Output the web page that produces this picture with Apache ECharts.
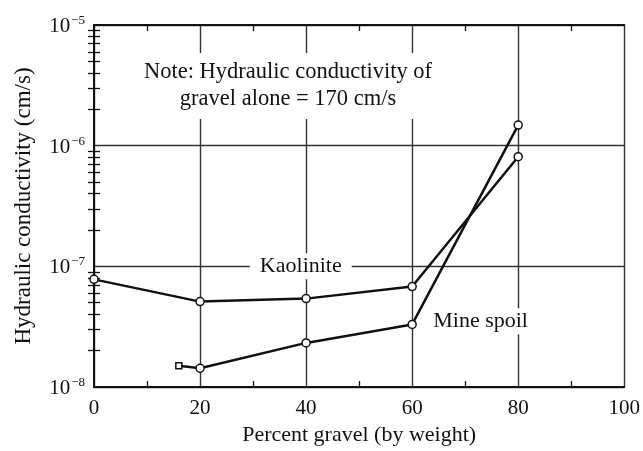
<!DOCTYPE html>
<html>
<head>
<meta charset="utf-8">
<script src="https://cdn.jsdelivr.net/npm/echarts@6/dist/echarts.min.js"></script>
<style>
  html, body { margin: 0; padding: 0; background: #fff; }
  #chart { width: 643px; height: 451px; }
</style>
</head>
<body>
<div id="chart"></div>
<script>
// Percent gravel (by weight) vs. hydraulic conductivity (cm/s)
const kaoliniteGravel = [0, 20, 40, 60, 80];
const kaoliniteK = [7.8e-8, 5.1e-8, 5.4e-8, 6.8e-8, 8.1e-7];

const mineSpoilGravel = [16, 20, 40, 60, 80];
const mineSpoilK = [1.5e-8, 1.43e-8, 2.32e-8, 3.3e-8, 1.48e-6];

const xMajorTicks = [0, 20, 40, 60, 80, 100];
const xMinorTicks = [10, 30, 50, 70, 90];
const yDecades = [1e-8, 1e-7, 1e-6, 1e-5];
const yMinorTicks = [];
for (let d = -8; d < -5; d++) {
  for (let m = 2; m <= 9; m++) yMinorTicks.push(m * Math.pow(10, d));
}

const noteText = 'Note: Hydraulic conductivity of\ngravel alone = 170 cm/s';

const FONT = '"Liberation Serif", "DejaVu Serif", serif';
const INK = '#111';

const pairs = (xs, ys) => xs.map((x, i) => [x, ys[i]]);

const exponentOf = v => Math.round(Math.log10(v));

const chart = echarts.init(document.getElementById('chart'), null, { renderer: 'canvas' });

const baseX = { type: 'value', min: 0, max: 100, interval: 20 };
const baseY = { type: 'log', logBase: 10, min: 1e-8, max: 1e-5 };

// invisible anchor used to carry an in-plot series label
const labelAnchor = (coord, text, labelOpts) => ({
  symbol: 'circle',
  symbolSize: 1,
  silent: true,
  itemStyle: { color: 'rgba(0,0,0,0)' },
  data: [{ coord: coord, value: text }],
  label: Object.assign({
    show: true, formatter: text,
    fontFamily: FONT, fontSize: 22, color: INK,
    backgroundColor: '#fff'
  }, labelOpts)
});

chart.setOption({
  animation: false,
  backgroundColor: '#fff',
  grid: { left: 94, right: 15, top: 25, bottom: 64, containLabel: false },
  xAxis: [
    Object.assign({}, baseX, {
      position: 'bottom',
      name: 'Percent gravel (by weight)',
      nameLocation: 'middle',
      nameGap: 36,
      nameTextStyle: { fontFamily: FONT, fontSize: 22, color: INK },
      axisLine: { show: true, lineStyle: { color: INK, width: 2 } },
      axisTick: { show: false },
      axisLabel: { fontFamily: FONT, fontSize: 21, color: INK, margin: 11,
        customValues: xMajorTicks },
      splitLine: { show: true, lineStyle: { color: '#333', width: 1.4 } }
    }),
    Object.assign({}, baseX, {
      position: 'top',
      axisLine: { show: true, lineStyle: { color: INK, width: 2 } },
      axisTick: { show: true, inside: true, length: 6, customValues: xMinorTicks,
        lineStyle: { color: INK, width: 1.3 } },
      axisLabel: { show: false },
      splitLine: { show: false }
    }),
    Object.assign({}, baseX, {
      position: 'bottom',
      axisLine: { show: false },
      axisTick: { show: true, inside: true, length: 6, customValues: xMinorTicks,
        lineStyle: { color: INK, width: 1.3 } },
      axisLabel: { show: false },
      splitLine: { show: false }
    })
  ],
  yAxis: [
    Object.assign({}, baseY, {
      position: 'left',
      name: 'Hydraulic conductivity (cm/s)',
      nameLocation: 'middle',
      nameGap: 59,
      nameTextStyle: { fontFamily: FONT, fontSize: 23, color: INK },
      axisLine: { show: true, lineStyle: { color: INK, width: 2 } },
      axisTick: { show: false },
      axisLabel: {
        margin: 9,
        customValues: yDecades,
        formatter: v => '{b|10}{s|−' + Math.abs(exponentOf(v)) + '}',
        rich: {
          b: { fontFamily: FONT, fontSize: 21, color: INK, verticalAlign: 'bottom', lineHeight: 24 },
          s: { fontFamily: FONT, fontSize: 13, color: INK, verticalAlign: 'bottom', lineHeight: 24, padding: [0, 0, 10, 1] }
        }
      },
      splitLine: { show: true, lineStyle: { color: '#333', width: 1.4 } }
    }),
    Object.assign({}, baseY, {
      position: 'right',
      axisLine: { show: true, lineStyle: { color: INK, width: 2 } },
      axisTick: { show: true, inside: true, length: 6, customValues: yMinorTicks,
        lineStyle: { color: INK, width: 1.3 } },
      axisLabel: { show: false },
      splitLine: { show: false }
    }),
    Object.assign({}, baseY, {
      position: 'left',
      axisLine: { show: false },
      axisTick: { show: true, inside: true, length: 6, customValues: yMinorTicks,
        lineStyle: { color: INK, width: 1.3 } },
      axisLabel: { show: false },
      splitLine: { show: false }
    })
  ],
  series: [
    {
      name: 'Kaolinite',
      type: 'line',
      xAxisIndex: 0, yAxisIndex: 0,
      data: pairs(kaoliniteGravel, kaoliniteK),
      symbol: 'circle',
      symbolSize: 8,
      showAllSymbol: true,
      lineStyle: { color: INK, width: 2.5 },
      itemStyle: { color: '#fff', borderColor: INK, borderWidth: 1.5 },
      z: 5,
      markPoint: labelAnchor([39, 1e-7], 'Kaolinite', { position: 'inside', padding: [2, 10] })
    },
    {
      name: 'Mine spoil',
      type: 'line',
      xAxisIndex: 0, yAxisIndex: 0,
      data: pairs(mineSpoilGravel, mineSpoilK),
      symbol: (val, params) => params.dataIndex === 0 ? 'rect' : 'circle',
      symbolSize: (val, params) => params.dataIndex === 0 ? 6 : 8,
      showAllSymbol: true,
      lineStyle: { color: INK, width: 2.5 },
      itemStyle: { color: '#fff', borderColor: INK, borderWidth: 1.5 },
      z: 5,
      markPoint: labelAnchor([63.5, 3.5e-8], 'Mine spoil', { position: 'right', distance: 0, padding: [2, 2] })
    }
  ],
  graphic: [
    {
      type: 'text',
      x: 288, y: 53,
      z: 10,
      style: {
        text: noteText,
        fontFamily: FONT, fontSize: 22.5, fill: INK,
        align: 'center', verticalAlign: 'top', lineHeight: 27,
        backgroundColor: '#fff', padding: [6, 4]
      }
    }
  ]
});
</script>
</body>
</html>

Problem requirements
Write out every line above exactly as it is, leaving out the pictures.

Written answer
Output the web page that produces this picture with Apache ECharts.
<!DOCTYPE html>
<html>
<head>
<meta charset="utf-8">
<script src="https://cdn.jsdelivr.net/npm/echarts@6/dist/echarts.min.js"></script>
<style>
  html, body { margin: 0; padding: 0; background: #fff; }
  #chart { width: 643px; height: 451px; }
</style>
</head>
<body>
<div id="chart"></div>
<script>
// Percent gravel (by weight) vs. hydraulic conductivity (cm/s)
const kaoliniteGravel = [0, 20, 40, 60, 80];
const kaoliniteK = [7.8e-8, 5.1e-8, 5.4e-8, 6.8e-8, 8.1e-7];

const mineSpoilGravel = [16, 20, 40, 60, 80];
const mineSpoilK = [1.5e-8, 1.43e-8, 2.32e-8, 3.3e-8, 1.48e-6];

const xMajorTicks = [0, 20, 40, 60, 80, 100];
const xMinorTicks = [10, 30, 50, 70, 90];
const yDecades = [1e-8, 1e-7, 1e-6, 1e-5];
const yMinorTicks = [];
for (let d = -8; d < -5; d++) {
  for (let m = 2; m <= 9; m++) yMinorTicks.push(m * Math.pow(10, d));
}

const noteText = 'Note: Hydraulic conductivity of\ngravel alone = 170 cm/s';

const FONT = '"Liberation Serif", "DejaVu Serif", serif';
const INK = '#111';

const pairs = (xs, ys) => xs.map((x, i) => [x, ys[i]]);

const exponentOf = v => Math.round(Math.log10(v));

const chart = echarts.init(document.getElementById('chart'), null, { renderer: 'canvas' });

const baseX = { type: 'value', min: 0, max: 100, interval: 20 };
const baseY = { type: 'log', logBase: 10, min: 1e-8, max: 1e-5 };

// invisible anchor used to carry an in-plot series label
const labelAnchor = (coord, text, labelOpts) => ({
  symbol: 'circle',
  symbolSize: 1,
  silent: true,
  itemStyle: { color: 'rgba(0,0,0,0)' },
  data: [{ coord: coord, value: text }],
  label: Object.assign({
    show: true, formatter: text,
    fontFamily: FONT, fontSize: 22, color: INK,
    backgroundColor: '#fff'
  }, labelOpts)
});

chart.setOption({
  animation: false,
  backgroundColor: '#fff',
  grid: { left: 94, right: 15, top: 25, bottom: 64, containLabel: false },
  xAxis: [
    Object.assign({}, baseX, {
      position: 'bottom',
      name: 'Percent gravel (by weight)',
      nameLocation: 'middle',
      nameGap: 36,
      nameTextStyle: { fontFamily: FONT, fontSize: 22, color: INK },
      axisLine: { show: true, lineStyle: { color: INK, width: 2 } },
      axisTick: { show: false },
      axisLabel: { fontFamily: FONT, fontSize: 21, color: INK, margin: 11,
        customValues: xMajorTicks },
      splitLine: { show: true, lineStyle: { color: '#333', width: 1.4 } }
    }),
    Object.assign({}, baseX, {
      position: 'top',
      axisLine: { show: true, lineStyle: { color: INK, width: 2 } },
      axisTick: { show: true, inside: true, length: 6, customValues: xMinorTicks,
        lineStyle: { color: INK, width: 1.3 } },
      axisLabel: { show: false },
      splitLine: { show: false }
    }),
    Object.assign({}, baseX, {
      position: 'bottom',
      axisLine: { show: false },
      axisTick: { show: true, inside: true, length: 6, customValues: xMinorTicks,
        lineStyle: { color: INK, width: 1.3 } },
      axisLabel: { show: false },
      splitLine: { show: false }
    })
  ],
  yAxis: [
    Object.assign({}, baseY, {
      position: 'left',
      name: 'Hydraulic conductivity (cm/s)',
      nameLocation: 'middle',
      nameGap: 59,
      nameTextStyle: { fontFamily: FONT, fontSize: 23, color: INK },
      axisLine: { show: true, lineStyle: { color: INK, width: 2 } },
      axisTick: { show: false },
      axisLabel: {
        margin: 9,
        customValues: yDecades,
        formatter: v => '{b|10}{s|−' + Math.abs(exponentOf(v)) + '}',
        rich: {
          b: { fontFamily: FONT, fontSize: 21, color: INK, verticalAlign: 'bottom', lineHeight: 24 },
          s: { fontFamily: FONT, fontSize: 13, color: INK, verticalAlign: 'bottom', lineHeight: 24, padding: [0, 0, 10, 1] }
        }
      },
      splitLine: { show: true, lineStyle: { color: '#333', width: 1.4 } }
    }),
    Object.assign({}, baseY, {
      position: 'right',
      axisLine: { show: true, lineStyle: { color: INK, width: 2 } },
      axisTick: { show: true, inside: true, length: 6, customValues: yMinorTicks,
        lineStyle: { color: INK, width: 1.3 } },
      axisLabel: { show: false },
      splitLine: { show: false }
    }),
    Object.assign({}, baseY, {
      position: 'left',
      axisLine: { show: false },
      axisTick: { show: true, inside: true, length: 6, customValues: yMinorTicks,
        lineStyle: { color: INK, width: 1.3 } },
      axisLabel: { show: false },
      splitLine: { show: false }
    })
  ],
  series: [
    {
      name: 'Kaolinite',
      type: 'line',
      xAxisIndex: 0, yAxisIndex: 0,
      data: pairs(kaoliniteGravel, kaoliniteK),
      symbol: 'circle',
      symbolSize: 8,
      showAllSymbol: true,
      lineStyle: { color: INK, width: 2.5 },
      itemStyle: { color: '#fff', borderColor: INK, borderWidth: 1.5 },
      z: 5,
      markPoint: labelAnchor([39, 1e-7], 'Kaolinite', { position: 'inside', padding: [2, 10] })
    },
    {
      name: 'Mine spoil',
      type: 'line',
      xAxisIndex: 0, yAxisIndex: 0,
      data: pairs(mineSpoilGravel, mineSpoilK),
      symbol: (val, params) => params.dataIndex === 0 ? 'rect' : 'circle',
      symbolSize: (val, params) => params.dataIndex === 0 ? 6 : 8,
      showAllSymbol: true,
      lineStyle: { color: INK, width: 2.5 },
      itemStyle: { color: '#fff', borderColor: INK, borderWidth: 1.5 },
      z: 5,
      markPoint: labelAnchor([63.5, 3.5e-8], 'Mine spoil', { position: 'right', distance: 0, padding: [2, 2] })
    }
  ],
  graphic: [
    {
      type: 'text',
      x: 288, y: 53,
      z: 10,
      style: {
        text: noteText,
        fontFamily: FONT, fontSize: 22.5, fill: INK,
        align: 'center', verticalAlign: 'top', lineHeight: 27,
        backgroundColor: '#fff', padding: [6, 4]
      }
    }
  ]
});
</script>
</body>
</html>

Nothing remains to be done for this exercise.